## Instructions for the task
Drop the images; return everything else in the listing below exactly.

## Supplied material
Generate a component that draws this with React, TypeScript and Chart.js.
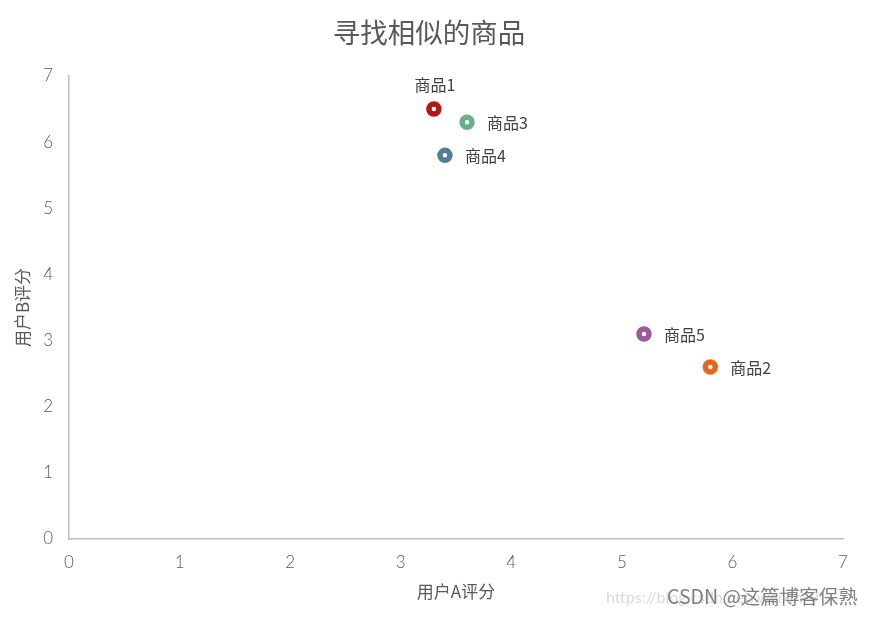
import React, { useEffect, useRef } from "react";
import { Chart, registerables } from "chart.js";

Chart.register(...registerables);

const productNames = ["商品1", "商品2", "商品3", "商品4", "商品5"];
const userAScores = [3.3, 5.8, 3.6, 3.4, 5.2];
const userBScores = [6.5, 2.6, 6.3, 5.8, 3.1];
const pointColors = ["#B01818", "#E8661C", "#6BAE8C", "#4F8099", "#9A5B9D"];
const labelAbove = [true, false, false, false, false];
const axisMax = 7;
const titleText = "寻找相似的商品";
const xTitle = "用户A评分";
const yTitle = "用户B评分";
const watermark = "CSDN @这篇博客保熟";

const CJK = '"Noto Sans CJK SC", "Noto Sans", sans-serif';
const NUM = 'Lato, "DejaVu Sans", sans-serif';

const overlayPlugin = {
  id: "overlay",
  afterDatasetsDraw(chart: any) {
    const ctx = chart.ctx;
    const meta = chart.getDatasetMeta(0);
    ctx.save();
    ctx.font = `16px ${CJK}`;
    ctx.fillStyle = "#404040";
    meta.data.forEach((el: any, i: number) => {
      const { x, y } = el.getProps(["x", "y"], true);
      if (labelAbove[i]) {
        ctx.textAlign = "center";
        ctx.textBaseline = "middle";
        ctx.fillText(productNames[i], x + 1, y - 24);
      } else {
        ctx.textAlign = "left";
        ctx.textBaseline = "middle";
        ctx.fillText(productNames[i], x + 20, y + 1);
      }
    });
    ctx.restore();
  },
  afterDraw(chart: any) {
    const ctx = chart.ctx;
    ctx.save();
    ctx.font = `27.5px ${CJK}`;
    ctx.fillStyle = "#595959";
    ctx.textAlign = "center";
    ctx.textBaseline = "middle";
    ctx.fillText(titleText, 429, 33);
    ctx.font = `16px ${NUM}`;
    ctx.fillStyle = "#DADADA";
    ctx.textAlign = "left";
    ctx.fillText("https://blog.csdn.net/weixin_9", 606, 598);
    ctx.font = `19.5px ${CJK}`;
    ctx.fillStyle = "#7F7F7F";
    ctx.fillText(watermark, 667, 597);
    ctx.restore();
  },
};

export default function App() {
  const ref = useRef<HTMLCanvasElement | null>(null);
  useEffect(() => {
    document.body.style.margin = "0";
    const points = userAScores.map((x, i) => ({ x, y: userBScores[i] }));
    const chart = new Chart(ref.current as HTMLCanvasElement, {
      type: "scatter",
      data: {
        datasets: [
          {
            data: points,
            pointRadius: 5,
            pointHoverRadius: 5,
            pointBorderWidth: 5.5,
            pointBackgroundColor: "#FFFFFF",
            pointBorderColor: pointColors,
          },
        ],
      },
      options: {
        animation: false,
        responsive: false,
        layout: { padding: { left: 0, top: 76, right: 29, bottom: 0 } },
        plugins: {
          legend: { display: false },
          tooltip: { enabled: false },
          title: { display: false },
        },
        scales: {
          x: {
            type: "linear",
            min: 0,
            max: axisMax,
            afterFit: (s: any) => {
              s.height = 78;
            },
            ticks: {
              stepSize: 1,
              color: "#595959",
              font: { family: NUM, size: 17, weight: "300" },
              padding: 13,
            },
            grid: { display: false, drawTicks: false },
            border: { display: true, color: "#BFBFBF", width: 1.5 },
            title: {
              display: true,
              text: xTitle,
              color: "#595959",
              font: { family: CJK, size: 17 },
              padding: { top: 0, bottom: 15 },
            },
          },
          y: {
            type: "linear",
            min: 0,
            max: axisMax,
            afterFit: (s: any) => {
              s.width = 69;
            },
            ticks: {
              stepSize: 1,
              color: "#595959",
              font: { family: NUM, size: 17, weight: "300" },
              padding: 16,
            },
            grid: { display: false, drawTicks: false },
            border: { display: true, color: "#BFBFBF", width: 1.5 },
            title: {
              display: true,
              text: yTitle,
              color: "#595959",
              font: { family: CJK, size: 17 },
              padding: { top: 12, bottom: 0 },
            },
          },
        },
      },
      plugins: [overlayPlugin],
    });
    return () => chart.destroy();
  }, []);
  return (
    <div style={{ position: "fixed", left: 0, top: 0, width: 872, height: 617, background: "#fff" }}>
      <canvas ref={ref} width={872} height={617} style={{ width: 872, height: 617 }} />
    </div>
  );
}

## Expected answer
Generate a component that draws this with React, TypeScript and Chart.js.
import React, { useEffect, useRef } from "react";
import { Chart, registerables } from "chart.js";

Chart.register(...registerables);

const productNames = ["商品1", "商品2", "商品3", "商品4", "商品5"];
const userAScores = [3.3, 5.8, 3.6, 3.4, 5.2];
const userBScores = [6.5, 2.6, 6.3, 5.8, 3.1];
const pointColors = ["#B01818", "#E8661C", "#6BAE8C", "#4F8099", "#9A5B9D"];
const labelAbove = [true, false, false, false, false];
const axisMax = 7;
const titleText = "寻找相似的商品";
const xTitle = "用户A评分";
const yTitle = "用户B评分";
const watermark = "CSDN @这篇博客保熟";

const CJK = '"Noto Sans CJK SC", "Noto Sans", sans-serif';
const NUM = 'Lato, "DejaVu Sans", sans-serif';

const overlayPlugin = {
  id: "overlay",
  afterDatasetsDraw(chart: any) {
    const ctx = chart.ctx;
    const meta = chart.getDatasetMeta(0);
    ctx.save();
    ctx.font = `16px ${CJK}`;
    ctx.fillStyle = "#404040";
    meta.data.forEach((el: any, i: number) => {
      const { x, y } = el.getProps(["x", "y"], true);
      if (labelAbove[i]) {
        ctx.textAlign = "center";
        ctx.textBaseline = "middle";
        ctx.fillText(productNames[i], x + 1, y - 24);
      } else {
        ctx.textAlign = "left";
        ctx.textBaseline = "middle";
        ctx.fillText(productNames[i], x + 20, y + 1);
      }
    });
    ctx.restore();
  },
  afterDraw(chart: any) {
    const ctx = chart.ctx;
    ctx.save();
    ctx.font = `27.5px ${CJK}`;
    ctx.fillStyle = "#595959";
    ctx.textAlign = "center";
    ctx.textBaseline = "middle";
    ctx.fillText(titleText, 429, 33);
    ctx.font = `16px ${NUM}`;
    ctx.fillStyle = "#DADADA";
    ctx.textAlign = "left";
    ctx.fillText("https://blog.csdn.net/weixin_9", 606, 598);
    ctx.font = `19.5px ${CJK}`;
    ctx.fillStyle = "#7F7F7F";
    ctx.fillText(watermark, 667, 597);
    ctx.restore();
  },
};

export default function App() {
  const ref = useRef<HTMLCanvasElement | null>(null);
  useEffect(() => {
    document.body.style.margin = "0";
    const points = userAScores.map((x, i) => ({ x, y: userBScores[i] }));
    const chart = new Chart(ref.current as HTMLCanvasElement, {
      type: "scatter",
      data: {
        datasets: [
          {
            data: points,
            pointRadius: 5,
            pointHoverRadius: 5,
            pointBorderWidth: 5.5,
            pointBackgroundColor: "#FFFFFF",
            pointBorderColor: pointColors,
          },
        ],
      },
      options: {
        animation: false,
        responsive: false,
        layout: { padding: { left: 0, top: 76, right: 29, bottom: 0 } },
        plugins: {
          legend: { display: false },
          tooltip: { enabled: false },
          title: { display: false },
        },
        scales: {
          x: {
            type: "linear",
            min: 0,
            max: axisMax,
            afterFit: (s: any) => {
              s.height = 78;
            },
            ticks: {
              stepSize: 1,
              color: "#595959",
              font: { family: NUM, size: 17, weight: "300" },
              padding: 13,
            },
            grid: { display: false, drawTicks: false },
            border: { display: true, color: "#BFBFBF", width: 1.5 },
            title: {
              display: true,
              text: xTitle,
              color: "#595959",
              font: { family: CJK, size: 17 },
              padding: { top: 0, bottom: 15 },
            },
          },
          y: {
            type: "linear",
            min: 0,
            max: axisMax,
            afterFit: (s: any) => {
              s.width = 69;
            },
            ticks: {
              stepSize: 1,
              color: "#595959",
              font: { family: NUM, size: 17, weight: "300" },
              padding: 16,
            },
            grid: { display: false, drawTicks: false },
            border: { display: true, color: "#BFBFBF", width: 1.5 },
            title: {
              display: true,
              text: yTitle,
              color: "#595959",
              font: { family: CJK, size: 17 },
              padding: { top: 12, bottom: 0 },
            },
          },
        },
      },
      plugins: [overlayPlugin],
    });
    return () => chart.destroy();
  }, []);
  return (
    <div style={{ position: "fixed", left: 0, top: 0, width: 872, height: 617, background: "#fff" }}>
      <canvas ref={ref} width={872} height={617} style={{ width: 872, height: 617 }} />
    </div>
  );
}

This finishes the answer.